Yes, I too think the impeller IS the water pump.  I hear the tricky part in the job is getting the shifting connector rod off (and reconnecting it later).  Although it is killing me, me thinks this first time I'll let a professional do it.  Do you suppose he (or she) would let me watch?  I'd like to learn.

There are a bunch of YouTube videos of guys showing you how to change water pumps. I did mine after watching some of the videos.

Here's one;

 

  • Like 1
  • Super User
Posted

 I always thought the housing that the impeller goes in is considered the pump and the impeller is the star that is bent to put in that.  Learn something new every day.  I can't imagine a mechanic not letting you watch. It might take an hour tops

  • Like 1
  • Super User
Posted

Technically, you are right, the impeller IS a part of the pump...but since you ruin the gasket taking the lower unit off, it makes most sense to get the kit, which replaces all the wearable parts in the water pump. SO, when we refer to "changing the impeller," we really mean rebuilding the water pump. 

  • Like 1
  • Super User
Posted

I always keep a kit handy, but normally just change the impeller.  If all goes well, and the unit has be serviced/changed at regular intervals like it should be, then most of the time, everything is reusable.   The impeller is only about half/one third the price of the whole pump but it kinda sucks to get it all apart and find the housing cracked/melted (been there, done that several times) or your seals/O-rings are junk, and all you have is the impeller.  So, I keep the whole thing handy, and if I only need the impeller, that's all I use and order another one, or other parts I might have used to keep the kit complete.

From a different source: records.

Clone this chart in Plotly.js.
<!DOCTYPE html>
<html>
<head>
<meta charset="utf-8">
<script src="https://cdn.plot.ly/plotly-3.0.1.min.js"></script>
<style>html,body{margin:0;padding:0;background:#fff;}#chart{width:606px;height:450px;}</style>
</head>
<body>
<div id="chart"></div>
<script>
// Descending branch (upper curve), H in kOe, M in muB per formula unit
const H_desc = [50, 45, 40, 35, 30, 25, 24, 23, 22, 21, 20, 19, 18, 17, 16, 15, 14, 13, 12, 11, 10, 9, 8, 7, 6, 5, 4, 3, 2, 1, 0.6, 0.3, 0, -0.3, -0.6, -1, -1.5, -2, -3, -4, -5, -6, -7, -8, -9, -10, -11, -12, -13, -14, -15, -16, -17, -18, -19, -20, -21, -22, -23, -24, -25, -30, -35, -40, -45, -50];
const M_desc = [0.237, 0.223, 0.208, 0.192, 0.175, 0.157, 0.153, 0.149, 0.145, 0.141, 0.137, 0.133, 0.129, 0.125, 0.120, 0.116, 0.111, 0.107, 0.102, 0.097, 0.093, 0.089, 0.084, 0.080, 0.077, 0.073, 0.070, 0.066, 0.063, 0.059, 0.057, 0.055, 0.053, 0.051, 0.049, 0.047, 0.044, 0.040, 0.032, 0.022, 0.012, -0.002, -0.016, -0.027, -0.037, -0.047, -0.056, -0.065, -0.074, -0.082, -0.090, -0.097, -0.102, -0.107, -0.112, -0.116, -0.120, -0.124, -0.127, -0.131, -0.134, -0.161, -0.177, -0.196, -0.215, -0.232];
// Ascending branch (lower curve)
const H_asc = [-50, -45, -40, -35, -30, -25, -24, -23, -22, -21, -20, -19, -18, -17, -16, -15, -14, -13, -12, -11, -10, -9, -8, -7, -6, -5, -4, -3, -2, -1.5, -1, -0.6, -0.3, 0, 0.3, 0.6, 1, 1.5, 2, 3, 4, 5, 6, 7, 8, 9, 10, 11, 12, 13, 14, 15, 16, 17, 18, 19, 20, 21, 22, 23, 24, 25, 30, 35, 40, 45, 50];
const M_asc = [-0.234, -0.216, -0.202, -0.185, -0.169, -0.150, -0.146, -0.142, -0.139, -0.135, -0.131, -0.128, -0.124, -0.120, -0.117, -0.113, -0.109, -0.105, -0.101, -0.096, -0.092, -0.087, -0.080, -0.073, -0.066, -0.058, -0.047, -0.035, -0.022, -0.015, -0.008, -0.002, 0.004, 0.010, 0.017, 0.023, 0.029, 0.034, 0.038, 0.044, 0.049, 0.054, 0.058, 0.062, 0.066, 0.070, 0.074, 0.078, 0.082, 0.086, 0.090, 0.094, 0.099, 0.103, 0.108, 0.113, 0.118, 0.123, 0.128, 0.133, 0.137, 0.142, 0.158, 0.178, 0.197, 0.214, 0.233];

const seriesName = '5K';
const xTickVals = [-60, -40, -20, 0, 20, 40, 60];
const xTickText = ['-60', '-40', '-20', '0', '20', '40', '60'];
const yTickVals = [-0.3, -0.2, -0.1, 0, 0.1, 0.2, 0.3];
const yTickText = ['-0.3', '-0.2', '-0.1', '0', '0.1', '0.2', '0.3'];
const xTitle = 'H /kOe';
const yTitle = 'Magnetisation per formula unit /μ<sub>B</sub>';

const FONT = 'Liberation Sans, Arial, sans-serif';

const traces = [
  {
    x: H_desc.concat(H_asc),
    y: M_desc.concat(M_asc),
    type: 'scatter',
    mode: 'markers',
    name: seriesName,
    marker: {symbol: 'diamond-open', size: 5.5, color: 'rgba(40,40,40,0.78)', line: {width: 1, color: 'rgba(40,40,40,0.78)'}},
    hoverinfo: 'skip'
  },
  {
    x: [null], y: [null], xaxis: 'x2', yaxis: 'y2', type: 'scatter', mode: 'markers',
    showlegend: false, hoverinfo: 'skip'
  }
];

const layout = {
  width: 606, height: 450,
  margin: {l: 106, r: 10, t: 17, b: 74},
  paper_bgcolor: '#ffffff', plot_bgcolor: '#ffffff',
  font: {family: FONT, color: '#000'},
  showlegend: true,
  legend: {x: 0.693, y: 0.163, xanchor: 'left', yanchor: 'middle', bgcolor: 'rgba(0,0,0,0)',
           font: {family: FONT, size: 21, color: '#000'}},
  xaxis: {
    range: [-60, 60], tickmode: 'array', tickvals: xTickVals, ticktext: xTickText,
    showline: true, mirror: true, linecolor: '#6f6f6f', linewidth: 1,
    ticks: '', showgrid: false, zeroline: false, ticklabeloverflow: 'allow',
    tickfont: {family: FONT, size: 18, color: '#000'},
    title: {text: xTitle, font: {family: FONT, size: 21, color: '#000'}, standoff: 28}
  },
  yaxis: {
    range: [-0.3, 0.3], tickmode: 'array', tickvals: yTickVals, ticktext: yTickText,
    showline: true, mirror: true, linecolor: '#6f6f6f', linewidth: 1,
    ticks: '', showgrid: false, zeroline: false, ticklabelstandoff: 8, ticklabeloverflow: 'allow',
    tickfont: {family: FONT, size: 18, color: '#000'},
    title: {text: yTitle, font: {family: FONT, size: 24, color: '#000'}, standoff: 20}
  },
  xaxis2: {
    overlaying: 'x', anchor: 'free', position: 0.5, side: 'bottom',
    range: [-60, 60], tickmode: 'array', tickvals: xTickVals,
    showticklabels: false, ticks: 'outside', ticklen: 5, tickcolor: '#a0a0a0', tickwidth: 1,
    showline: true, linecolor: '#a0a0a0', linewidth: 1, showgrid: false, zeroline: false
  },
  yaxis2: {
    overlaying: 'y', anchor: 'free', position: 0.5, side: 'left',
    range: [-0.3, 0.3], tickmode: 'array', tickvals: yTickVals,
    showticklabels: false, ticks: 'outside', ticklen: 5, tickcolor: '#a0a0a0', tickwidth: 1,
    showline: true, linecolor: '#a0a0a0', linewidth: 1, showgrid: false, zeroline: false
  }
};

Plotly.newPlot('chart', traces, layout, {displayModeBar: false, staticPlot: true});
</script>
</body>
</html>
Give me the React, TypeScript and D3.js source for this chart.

You also have to realize, I have 11 motors, so keeping that many serviced can get a bit on the expensive side, so I have to save when I can.  With just one, a $100 every two or three years ain't so bad.

  • Like 1
  • Super User
Posted

You guys have all been a great help!  Assuming I can find the proper kit (the motor isn't super old so this shouldn't be a problem), I think this one might be doable myself.  Worse case scenario:  If I get stuck, I guess I can still take it to the shop.  I'm sure this isn't the FIRST time that has happened.  I'll take lots of pics during the "tear down."

Posted

I use this silicon grease on just about all gaskets ,bolts ,nuts ,linkage ect. A coating of the grease allows gaskets to be re used  many times. Great for thermostat housings too.10 years now and never any negative effects. Available at most auto stores.

per_22058.jpg
Posted
5 hours ago, Catch 22 said:

I use this silicon grease on just about all gaskets ,bolts ,nuts ,linkage ect. A coating of the grease allows gaskets to be re used  many times. Great for thermostat housings too.10 years now and never any negative effects. Available at most auto stores.

per_22058.jpg

DO NOT USE this stuff inside the water pump itself, IE the rubber star thingy.  oil and water do not mix, everything else fine.  i recommend using dish soap for inside the pump and housing.  on another note when i first got my tracker 2005 use with a 50hp 2 stroke mercury . i ran that motor about 45 to 60 days without any water peeing out the hole (because it was clogged and it was my first boat) and my motor was fine, no damage, no overheating.  so there is that if you start freaking out.  

Posted

The 22058 is silicon [no oil].As far as lubing the impeller,that is not necessary at all.